Endings

At times, the end of something is welcomed. Maybe it’s finally the end of an exam that you’ve been dreading for months, and you can’t wait just to burst out of those double doors and spill into the fresh air, laughing and relieved with your friends. Other endings are not so longed-for. The end of university, for example, or the end of a book you’ve loved. Some endings are a strange combination of both.

My own personal ending occurred today, and it was a combination of relief and a jot of sadness. If you know me, or follow me on Twitter (@ameliafsimmons if you don’t, ahem….) you’ll most likely know to what I’m referring. If not, you’ll probably be able to fill in the blanks. The thing which ended had dragged on long past any sort of reason. It was something that I should have ended a long time before, but that I let drift on and on, knowing I was unhappy with it. I won’t go into details at the moment – perhaps I’ll talk about it someday as an example, but while I keep a blog, I don’t like to let ALL of my intensely personal details hang out on t’interweb.

So I’ll be brief. The Thing that ended was something that ate away at my confidence, made me increasingly miserable, and was the cause of heaps of sleepless nights. There was something in my life that was both wrong and upsetting, and it was wholly within my control. The Thing in question was something that I thought I could make better, just by willing it so, and working hard at it. I worked insanely hard. I did everything I could to maintain the Thing, but it collapsed all the same. It partially collapsed because I wasn’t being myself, and I wasn’t sticking up for myself. Seriously – if you don’t stand up for yourself in life, why should anyone else? My friends had tried, telling me to do something about the Thing, and that I was worth more, but I never did.

I wasn’t being true to myself, and I wasn’t being brave. Bravery is a hugely underrated concept in society today. Bravery is not necessarily nurtured or encouraged, and yet it is vital. Whether you are brave in terms of quitting a job that you hate to start your own company, brave in ending a relationship  – either platonic or romantic, or brave by singing in front of a room full of a people, it’s something that you need to do. The New Year is the ideal time to make such a change. A fresh start, a lack of associations, and a bit of Dutch courage combine to make us stand up for what we believe. That problem we put up with in the Old Year can be changed. It can be sorted out, or vanquished completely. Now, I strongly believe in working at things and not just quitting. But if a situation has gone far past something you can redeem, then you need to take action.

I’m writing this blog not because I feel like weeping into a keyboard. I don’t. I feel like Wonder Woman. You can too, but you have to be brave first. Yes, it’s terrifying. And you’ll be able to come up with a hundred reasons why you shouldn’t do anything and you should keep ploughing along in the old way. Make another list of reasons for why you should deal with the problem you’ve been putting off, and if it outweighs the other list, then you have no choice. I am encouraging you – no, imploring you – to make that big change. Stop being sad. Stop having sleepless nights and feeling bad for yourself. Stop the pain and the worry.
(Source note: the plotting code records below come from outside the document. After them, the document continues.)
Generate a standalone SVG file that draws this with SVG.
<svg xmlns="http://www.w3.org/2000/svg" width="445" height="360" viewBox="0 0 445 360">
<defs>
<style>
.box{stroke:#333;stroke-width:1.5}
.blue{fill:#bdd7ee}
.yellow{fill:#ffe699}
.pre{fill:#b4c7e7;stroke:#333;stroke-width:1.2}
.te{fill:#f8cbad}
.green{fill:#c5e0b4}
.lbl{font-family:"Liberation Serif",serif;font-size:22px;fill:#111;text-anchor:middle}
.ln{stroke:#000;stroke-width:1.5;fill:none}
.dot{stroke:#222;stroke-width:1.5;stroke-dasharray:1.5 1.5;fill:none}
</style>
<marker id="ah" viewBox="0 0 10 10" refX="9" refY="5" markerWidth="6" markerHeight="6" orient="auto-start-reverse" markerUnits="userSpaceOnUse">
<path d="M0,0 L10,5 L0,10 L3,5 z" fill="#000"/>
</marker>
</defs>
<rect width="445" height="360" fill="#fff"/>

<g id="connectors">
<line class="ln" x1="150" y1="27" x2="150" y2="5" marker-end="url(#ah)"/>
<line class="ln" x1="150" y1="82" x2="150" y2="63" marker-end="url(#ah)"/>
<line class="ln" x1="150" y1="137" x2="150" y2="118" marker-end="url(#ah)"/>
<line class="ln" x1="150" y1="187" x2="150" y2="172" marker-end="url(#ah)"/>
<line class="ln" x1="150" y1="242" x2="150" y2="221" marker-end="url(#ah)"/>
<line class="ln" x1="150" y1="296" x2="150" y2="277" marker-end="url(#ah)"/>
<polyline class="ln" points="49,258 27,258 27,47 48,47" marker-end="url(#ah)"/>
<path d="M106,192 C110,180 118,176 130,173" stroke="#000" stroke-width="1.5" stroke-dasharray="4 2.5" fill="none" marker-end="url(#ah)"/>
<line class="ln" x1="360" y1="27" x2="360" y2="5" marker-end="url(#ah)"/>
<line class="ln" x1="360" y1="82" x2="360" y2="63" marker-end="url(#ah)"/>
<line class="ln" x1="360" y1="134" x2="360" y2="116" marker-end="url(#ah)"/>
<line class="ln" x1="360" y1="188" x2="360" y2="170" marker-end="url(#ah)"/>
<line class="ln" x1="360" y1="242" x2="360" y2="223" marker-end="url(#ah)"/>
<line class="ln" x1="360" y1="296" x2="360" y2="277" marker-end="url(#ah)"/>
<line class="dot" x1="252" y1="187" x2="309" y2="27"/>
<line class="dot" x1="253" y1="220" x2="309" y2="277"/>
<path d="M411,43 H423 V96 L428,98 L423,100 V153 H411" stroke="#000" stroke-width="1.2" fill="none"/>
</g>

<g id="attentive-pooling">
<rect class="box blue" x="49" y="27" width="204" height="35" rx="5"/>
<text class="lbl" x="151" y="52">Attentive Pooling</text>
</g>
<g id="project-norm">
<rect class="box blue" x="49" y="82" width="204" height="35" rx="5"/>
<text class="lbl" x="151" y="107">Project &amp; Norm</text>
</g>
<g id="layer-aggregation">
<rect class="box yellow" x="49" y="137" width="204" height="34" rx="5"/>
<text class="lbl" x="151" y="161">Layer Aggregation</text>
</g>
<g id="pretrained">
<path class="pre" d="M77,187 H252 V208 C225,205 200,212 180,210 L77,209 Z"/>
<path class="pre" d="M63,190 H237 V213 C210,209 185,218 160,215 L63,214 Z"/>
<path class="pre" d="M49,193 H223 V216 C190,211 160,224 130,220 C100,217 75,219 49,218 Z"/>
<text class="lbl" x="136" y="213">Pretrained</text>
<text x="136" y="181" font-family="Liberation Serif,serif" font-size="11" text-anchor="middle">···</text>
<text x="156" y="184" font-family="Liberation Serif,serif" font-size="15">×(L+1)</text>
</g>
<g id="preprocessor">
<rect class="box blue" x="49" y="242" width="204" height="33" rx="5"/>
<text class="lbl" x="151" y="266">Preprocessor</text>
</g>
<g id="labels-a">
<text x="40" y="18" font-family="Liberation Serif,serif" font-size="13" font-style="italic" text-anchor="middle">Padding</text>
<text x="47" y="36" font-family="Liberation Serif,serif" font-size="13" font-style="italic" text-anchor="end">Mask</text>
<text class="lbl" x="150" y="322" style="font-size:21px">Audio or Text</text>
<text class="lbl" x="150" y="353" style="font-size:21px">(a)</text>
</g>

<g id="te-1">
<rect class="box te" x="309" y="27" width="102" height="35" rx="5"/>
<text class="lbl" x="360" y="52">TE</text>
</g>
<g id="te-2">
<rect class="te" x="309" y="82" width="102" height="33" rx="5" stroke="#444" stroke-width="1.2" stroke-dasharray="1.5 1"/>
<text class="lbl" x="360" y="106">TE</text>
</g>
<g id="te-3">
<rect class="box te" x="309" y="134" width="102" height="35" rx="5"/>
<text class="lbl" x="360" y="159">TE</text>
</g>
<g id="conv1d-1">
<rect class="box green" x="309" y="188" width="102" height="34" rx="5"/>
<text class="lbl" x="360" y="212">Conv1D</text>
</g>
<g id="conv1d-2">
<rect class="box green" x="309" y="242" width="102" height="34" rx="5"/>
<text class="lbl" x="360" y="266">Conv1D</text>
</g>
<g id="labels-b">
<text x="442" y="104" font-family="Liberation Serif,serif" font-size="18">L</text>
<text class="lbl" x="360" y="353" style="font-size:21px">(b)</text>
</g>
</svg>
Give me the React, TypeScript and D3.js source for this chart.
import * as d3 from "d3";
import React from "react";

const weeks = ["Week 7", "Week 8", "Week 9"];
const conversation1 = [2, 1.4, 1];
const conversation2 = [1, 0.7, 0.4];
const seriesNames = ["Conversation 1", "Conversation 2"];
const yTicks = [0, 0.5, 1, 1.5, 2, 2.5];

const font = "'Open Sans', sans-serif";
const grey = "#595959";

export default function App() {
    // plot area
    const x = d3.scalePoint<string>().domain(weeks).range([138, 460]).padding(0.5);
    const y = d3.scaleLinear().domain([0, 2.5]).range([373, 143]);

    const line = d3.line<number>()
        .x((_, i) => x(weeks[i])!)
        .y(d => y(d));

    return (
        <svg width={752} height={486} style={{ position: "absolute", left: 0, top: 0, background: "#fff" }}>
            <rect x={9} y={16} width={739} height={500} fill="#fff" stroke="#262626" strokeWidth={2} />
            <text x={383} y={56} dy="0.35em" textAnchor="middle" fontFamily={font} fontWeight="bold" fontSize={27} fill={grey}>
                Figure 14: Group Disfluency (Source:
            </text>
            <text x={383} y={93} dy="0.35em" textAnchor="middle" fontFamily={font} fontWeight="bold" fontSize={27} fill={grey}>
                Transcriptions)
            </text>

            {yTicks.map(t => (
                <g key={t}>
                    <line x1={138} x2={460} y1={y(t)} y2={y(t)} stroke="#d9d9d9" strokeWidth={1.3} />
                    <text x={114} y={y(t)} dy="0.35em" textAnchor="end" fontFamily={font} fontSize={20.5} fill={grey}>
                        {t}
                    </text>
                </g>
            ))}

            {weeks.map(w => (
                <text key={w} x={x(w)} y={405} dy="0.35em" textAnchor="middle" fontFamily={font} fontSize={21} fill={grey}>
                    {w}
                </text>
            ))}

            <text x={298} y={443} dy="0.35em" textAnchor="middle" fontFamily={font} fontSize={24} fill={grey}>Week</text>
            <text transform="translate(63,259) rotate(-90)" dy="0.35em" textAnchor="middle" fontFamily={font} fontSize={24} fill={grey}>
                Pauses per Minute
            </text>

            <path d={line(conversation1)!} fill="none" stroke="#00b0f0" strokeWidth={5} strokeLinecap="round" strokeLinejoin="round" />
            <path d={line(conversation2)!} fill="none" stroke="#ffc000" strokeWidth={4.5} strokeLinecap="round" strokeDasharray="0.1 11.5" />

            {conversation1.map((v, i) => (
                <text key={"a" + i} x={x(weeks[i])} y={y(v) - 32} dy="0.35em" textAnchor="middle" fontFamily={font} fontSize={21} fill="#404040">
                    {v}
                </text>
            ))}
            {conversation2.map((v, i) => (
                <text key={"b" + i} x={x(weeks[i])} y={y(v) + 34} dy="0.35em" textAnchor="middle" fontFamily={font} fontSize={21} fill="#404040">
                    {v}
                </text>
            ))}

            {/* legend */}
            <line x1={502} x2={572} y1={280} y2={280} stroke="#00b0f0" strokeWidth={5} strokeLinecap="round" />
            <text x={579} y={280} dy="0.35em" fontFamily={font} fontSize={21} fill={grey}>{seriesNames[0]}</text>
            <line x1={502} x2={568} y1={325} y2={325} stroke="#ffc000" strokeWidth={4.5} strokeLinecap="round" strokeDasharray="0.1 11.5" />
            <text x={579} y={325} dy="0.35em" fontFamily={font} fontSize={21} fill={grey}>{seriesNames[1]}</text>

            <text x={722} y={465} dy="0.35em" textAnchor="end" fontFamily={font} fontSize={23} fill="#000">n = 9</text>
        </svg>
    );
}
Take charge, take control, be a Man, be a Woman.

It might hurt at first, but you have to trust me when I say that it WILL get better. If you know something in your life is wrong, you have a duty to yourself (and others, actually) to untangle it. In fact, you might be surprised how it feels. If you’re anything like me, you’ll have been feeling so sad and so bad about it for a long time that alleviating it actually takes a huge weight off your shoulders.

So start the New Year with a fresh perspective, feeling proud of yourself. Start thinking about how you’ll feel if you’re still in the same situation this time next year. If it’s going to hurt, then start dealing with the pain now to give yourself a better life in the near future. If you start to care about yourself and trust in your own decisions, you’re already on the road to being happy. And really? You should be happy. Because you deserve it. And because life is too short to do anything else.

Love to you all,

Amelia xx

P.S. This will be the first and last time I talk about my personal life (albeit in a VERY roundabout way) on this blog!